Ken and I arrived at my mom's house with 25 cardboard boxes, to pack up my step-dad's stuff.
He's been out of town a lot lately, to put it mildly. Travelling here, there, everywhere. Florida, California, and next week he's off to Italy for a month. Effectively, he's homeless. While in Toronto for business, he stays at a hotel with only what he can carry in his suitcase.
8 months after he told my mom that he was leaving her for another woman, all his stuff was still in the house. His jackets were hanging in the front hall closet. His shoes were still by the front door. My mom asked him again and again to clear out because every item of his was a reminder of her pain. He just never got around to it.
In the end, Ken and I got permission to take care of things.

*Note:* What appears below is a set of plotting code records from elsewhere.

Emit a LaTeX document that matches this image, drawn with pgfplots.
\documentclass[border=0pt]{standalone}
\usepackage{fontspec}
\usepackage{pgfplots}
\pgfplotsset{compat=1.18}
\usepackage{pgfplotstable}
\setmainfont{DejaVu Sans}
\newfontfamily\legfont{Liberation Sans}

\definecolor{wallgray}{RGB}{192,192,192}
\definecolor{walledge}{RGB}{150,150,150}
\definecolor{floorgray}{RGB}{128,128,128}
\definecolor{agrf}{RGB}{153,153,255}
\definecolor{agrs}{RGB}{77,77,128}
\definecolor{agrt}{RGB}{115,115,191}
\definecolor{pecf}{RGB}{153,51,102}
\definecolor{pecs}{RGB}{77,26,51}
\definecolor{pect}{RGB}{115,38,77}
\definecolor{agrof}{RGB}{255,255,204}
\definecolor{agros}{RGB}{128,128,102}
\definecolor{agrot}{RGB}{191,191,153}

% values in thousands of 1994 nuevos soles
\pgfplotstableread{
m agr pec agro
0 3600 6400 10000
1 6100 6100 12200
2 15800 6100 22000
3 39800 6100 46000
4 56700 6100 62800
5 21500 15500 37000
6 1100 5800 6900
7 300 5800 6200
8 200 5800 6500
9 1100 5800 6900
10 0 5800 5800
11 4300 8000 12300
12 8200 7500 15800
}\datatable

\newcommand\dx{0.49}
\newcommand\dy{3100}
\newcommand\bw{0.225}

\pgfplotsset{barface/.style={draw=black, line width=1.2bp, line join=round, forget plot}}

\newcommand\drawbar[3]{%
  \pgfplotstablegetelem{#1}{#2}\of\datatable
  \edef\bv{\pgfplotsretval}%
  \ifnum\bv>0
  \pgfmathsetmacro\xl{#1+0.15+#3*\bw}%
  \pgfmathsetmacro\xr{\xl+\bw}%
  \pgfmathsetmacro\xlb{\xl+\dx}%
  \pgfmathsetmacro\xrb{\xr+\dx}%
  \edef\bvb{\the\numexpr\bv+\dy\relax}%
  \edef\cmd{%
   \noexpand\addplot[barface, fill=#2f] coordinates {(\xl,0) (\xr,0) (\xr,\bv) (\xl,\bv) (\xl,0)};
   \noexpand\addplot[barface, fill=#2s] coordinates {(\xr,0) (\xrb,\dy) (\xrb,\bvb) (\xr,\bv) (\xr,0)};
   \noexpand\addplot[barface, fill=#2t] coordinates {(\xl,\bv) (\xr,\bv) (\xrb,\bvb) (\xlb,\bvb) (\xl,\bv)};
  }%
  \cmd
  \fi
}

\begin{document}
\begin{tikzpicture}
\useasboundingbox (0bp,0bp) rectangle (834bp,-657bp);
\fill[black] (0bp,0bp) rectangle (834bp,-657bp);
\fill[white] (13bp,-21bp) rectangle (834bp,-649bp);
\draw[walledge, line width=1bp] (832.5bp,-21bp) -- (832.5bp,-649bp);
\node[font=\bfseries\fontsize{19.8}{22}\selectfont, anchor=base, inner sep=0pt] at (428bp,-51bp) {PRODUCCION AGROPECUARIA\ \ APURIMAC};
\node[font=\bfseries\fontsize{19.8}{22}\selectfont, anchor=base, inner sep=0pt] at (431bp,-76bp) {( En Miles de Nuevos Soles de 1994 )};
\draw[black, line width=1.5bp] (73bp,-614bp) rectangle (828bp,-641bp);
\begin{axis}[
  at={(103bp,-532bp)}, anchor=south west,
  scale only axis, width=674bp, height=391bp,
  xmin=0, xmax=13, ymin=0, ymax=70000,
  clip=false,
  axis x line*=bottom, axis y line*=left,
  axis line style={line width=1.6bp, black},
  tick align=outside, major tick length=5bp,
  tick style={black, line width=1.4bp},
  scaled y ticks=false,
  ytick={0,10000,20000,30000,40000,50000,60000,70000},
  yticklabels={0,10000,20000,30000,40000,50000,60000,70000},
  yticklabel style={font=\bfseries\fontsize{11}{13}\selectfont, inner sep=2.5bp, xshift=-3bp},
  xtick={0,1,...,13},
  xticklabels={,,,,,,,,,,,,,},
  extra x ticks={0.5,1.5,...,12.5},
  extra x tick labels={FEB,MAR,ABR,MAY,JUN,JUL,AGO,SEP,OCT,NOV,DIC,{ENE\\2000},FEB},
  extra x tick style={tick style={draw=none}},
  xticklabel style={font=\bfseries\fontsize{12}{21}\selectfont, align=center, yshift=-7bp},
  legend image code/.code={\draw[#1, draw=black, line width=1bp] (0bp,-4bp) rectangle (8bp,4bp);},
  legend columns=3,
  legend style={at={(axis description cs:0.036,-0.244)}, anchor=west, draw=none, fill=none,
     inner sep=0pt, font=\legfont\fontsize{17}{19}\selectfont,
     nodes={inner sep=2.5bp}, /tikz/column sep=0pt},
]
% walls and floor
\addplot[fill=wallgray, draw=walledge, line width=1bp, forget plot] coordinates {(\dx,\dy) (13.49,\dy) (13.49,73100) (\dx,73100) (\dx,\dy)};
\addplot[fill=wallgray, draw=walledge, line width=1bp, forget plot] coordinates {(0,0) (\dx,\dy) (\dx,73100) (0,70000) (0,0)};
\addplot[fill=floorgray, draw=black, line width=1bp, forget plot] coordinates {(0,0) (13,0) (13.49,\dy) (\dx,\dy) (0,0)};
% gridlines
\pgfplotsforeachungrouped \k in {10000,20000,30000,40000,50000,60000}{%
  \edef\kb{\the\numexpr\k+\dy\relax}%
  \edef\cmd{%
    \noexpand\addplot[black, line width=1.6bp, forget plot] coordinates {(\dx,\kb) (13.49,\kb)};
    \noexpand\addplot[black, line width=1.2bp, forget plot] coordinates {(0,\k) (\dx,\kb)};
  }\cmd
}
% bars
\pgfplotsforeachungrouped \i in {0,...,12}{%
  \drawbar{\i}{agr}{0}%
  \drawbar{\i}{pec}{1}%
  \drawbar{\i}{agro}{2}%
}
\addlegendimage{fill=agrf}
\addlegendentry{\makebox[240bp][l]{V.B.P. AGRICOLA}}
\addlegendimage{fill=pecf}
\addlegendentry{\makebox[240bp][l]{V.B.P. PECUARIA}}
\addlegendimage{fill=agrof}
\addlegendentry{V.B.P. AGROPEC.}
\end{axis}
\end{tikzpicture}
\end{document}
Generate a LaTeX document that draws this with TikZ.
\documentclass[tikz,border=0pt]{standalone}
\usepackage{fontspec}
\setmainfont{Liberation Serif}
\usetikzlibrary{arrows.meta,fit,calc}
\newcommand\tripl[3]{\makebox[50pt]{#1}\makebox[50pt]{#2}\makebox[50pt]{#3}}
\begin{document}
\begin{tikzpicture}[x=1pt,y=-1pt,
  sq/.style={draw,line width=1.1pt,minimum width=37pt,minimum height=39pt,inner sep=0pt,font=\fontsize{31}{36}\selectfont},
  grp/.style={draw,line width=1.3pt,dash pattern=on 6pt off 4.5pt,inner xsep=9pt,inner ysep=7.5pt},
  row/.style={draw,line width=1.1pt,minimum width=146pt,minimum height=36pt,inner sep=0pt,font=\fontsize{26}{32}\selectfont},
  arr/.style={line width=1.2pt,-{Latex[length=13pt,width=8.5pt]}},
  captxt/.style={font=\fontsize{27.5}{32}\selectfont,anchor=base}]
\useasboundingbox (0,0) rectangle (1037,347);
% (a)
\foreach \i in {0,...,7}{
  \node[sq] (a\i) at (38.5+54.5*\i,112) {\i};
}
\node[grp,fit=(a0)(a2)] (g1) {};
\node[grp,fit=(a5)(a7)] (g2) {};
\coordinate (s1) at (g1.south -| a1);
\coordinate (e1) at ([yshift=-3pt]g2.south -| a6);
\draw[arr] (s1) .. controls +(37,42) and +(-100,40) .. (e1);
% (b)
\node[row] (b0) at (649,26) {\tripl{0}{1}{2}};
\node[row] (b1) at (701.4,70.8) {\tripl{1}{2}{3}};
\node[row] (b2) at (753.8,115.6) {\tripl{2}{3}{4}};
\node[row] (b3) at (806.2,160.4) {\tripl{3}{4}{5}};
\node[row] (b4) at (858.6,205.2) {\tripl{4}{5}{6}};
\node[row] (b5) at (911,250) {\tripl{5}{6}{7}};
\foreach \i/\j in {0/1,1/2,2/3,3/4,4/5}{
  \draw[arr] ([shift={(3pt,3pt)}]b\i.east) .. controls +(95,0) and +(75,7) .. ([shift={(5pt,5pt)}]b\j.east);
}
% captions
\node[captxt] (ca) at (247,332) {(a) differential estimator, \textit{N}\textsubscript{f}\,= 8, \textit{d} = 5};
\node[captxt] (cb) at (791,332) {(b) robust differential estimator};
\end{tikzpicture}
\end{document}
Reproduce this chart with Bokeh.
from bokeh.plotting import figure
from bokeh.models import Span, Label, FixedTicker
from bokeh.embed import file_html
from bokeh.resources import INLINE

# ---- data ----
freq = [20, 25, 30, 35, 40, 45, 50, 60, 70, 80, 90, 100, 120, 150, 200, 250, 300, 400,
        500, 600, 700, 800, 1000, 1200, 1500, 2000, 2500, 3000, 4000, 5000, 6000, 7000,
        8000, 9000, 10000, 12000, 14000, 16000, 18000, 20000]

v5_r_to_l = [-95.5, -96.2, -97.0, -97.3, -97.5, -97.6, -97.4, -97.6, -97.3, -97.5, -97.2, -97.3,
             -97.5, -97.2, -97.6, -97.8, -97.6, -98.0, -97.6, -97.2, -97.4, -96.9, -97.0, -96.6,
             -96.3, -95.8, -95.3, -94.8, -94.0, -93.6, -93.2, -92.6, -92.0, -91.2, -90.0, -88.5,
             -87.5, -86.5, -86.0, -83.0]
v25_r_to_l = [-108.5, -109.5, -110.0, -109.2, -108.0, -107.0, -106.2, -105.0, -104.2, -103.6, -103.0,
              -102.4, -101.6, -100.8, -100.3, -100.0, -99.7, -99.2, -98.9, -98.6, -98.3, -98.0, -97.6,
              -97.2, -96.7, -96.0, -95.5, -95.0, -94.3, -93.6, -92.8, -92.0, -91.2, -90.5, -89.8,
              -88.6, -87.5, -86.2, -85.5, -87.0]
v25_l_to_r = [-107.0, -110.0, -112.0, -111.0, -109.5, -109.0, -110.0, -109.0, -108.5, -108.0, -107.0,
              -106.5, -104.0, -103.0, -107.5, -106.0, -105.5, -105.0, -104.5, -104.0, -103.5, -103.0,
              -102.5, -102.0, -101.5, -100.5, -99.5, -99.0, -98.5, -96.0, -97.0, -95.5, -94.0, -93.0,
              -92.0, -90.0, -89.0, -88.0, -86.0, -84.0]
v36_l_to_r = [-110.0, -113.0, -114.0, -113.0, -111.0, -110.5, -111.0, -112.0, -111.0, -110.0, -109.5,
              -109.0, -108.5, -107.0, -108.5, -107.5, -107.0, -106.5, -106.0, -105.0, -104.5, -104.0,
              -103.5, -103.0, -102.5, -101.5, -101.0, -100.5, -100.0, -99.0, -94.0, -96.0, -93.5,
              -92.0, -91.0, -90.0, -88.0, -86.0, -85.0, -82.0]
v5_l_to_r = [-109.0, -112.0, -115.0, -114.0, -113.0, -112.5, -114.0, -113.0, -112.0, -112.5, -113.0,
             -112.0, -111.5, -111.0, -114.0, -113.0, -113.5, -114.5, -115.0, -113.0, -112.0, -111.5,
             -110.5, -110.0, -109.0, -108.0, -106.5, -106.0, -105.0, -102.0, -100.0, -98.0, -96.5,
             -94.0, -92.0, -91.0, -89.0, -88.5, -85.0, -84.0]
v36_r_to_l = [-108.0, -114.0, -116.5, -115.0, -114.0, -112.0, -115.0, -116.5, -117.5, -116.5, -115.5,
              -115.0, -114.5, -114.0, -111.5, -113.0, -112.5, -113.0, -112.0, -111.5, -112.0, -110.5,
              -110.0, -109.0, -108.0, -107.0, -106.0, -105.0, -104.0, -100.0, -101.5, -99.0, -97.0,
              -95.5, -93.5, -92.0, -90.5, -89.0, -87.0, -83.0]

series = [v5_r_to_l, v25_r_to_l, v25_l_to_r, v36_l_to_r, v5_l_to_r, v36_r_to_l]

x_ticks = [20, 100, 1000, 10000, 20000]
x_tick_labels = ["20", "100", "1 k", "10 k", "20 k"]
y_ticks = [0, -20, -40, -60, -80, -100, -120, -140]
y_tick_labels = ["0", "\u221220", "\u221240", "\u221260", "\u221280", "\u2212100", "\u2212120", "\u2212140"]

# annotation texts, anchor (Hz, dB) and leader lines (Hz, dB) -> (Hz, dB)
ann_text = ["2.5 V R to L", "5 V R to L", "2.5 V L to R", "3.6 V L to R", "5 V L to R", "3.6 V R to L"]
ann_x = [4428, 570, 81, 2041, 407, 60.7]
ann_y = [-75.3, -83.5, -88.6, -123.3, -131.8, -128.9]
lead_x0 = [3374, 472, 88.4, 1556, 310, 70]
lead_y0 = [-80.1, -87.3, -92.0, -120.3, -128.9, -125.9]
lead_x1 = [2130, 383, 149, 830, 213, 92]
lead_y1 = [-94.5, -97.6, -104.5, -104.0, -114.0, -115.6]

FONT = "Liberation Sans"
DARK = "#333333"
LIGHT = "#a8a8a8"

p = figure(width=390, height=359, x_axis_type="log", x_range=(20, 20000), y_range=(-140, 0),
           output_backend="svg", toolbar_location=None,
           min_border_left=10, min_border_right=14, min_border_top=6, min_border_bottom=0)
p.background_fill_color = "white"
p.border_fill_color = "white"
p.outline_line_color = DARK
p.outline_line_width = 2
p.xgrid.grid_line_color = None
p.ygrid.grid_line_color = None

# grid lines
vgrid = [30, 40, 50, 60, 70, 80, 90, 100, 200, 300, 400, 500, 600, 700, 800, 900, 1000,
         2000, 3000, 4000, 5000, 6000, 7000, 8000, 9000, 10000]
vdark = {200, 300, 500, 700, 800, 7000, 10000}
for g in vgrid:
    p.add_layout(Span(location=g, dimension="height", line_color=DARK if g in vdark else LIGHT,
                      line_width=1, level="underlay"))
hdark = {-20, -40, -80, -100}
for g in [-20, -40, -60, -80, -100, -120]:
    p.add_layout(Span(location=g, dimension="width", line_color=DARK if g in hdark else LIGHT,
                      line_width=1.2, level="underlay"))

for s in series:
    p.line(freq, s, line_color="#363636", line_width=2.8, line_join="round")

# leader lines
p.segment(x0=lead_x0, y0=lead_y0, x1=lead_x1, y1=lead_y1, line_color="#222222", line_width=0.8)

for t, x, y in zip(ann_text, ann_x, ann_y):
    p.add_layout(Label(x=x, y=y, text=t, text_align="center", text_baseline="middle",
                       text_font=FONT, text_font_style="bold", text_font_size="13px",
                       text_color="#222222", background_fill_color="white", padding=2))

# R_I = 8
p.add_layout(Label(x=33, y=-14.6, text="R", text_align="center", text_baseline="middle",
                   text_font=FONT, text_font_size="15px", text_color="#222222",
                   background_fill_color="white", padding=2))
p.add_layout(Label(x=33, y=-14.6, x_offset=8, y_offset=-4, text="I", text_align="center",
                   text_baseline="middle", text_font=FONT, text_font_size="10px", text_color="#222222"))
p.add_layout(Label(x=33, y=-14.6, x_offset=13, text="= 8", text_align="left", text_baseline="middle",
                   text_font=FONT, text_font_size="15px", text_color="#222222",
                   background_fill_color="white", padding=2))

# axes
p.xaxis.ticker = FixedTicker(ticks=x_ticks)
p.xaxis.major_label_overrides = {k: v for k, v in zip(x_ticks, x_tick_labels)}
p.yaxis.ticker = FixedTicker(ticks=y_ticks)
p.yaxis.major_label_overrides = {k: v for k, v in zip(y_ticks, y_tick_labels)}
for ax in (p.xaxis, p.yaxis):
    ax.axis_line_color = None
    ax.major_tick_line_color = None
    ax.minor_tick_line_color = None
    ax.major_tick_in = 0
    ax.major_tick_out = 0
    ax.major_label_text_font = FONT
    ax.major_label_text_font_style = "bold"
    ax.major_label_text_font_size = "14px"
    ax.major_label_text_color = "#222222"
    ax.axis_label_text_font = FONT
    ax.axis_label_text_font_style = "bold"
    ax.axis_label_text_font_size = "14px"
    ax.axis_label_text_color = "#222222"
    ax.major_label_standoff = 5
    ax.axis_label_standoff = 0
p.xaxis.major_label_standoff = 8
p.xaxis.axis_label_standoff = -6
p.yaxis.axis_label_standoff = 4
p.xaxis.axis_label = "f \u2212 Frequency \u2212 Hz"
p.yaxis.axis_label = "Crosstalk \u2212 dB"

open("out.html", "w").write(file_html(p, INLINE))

He gave us basic instructions. He wants to keep all his books in storage. Clothing was to be divided by size into two catagories: donations to charity (a.k.a small sizes) and keepers (what fits now). That's just about all he has, really.
Things we found while packing up his bedroom:
- All the ties I ever gave him for Father's Days
- A stack of credit cards with expiry dates ranging from 1998 to 2003
- The prayer book he was given at his Bar Mitzvah in 1951
- His collection of watches, most of them inexpensive but visually interesting
- Dense clouds of dust
Ken actually did most of the packing, while I did my best to distract my mom with a computer lesson. Every time she heard Ken go up and down the stairs carrying boxes, she compared it to an undertaker removing a body.
Of course we also spent some time talking about what was going on, and how she felt about it. But there was only so much to be said. My mom isn't one to fall apart in front of any audience, even me, for more than a few moments at a time.
We finished packing up his bedroom, and now have several other areas of the house to deal with. It'll take around 3 or 4 more sessions to get it all done.
Now my mom walks by his room, glances in, and sees boxes and empty shelves where his stuff used to be. Every empty space is a reminder of her pain.
It's a good thing that time heals all wounds. Time has its work cut out for it.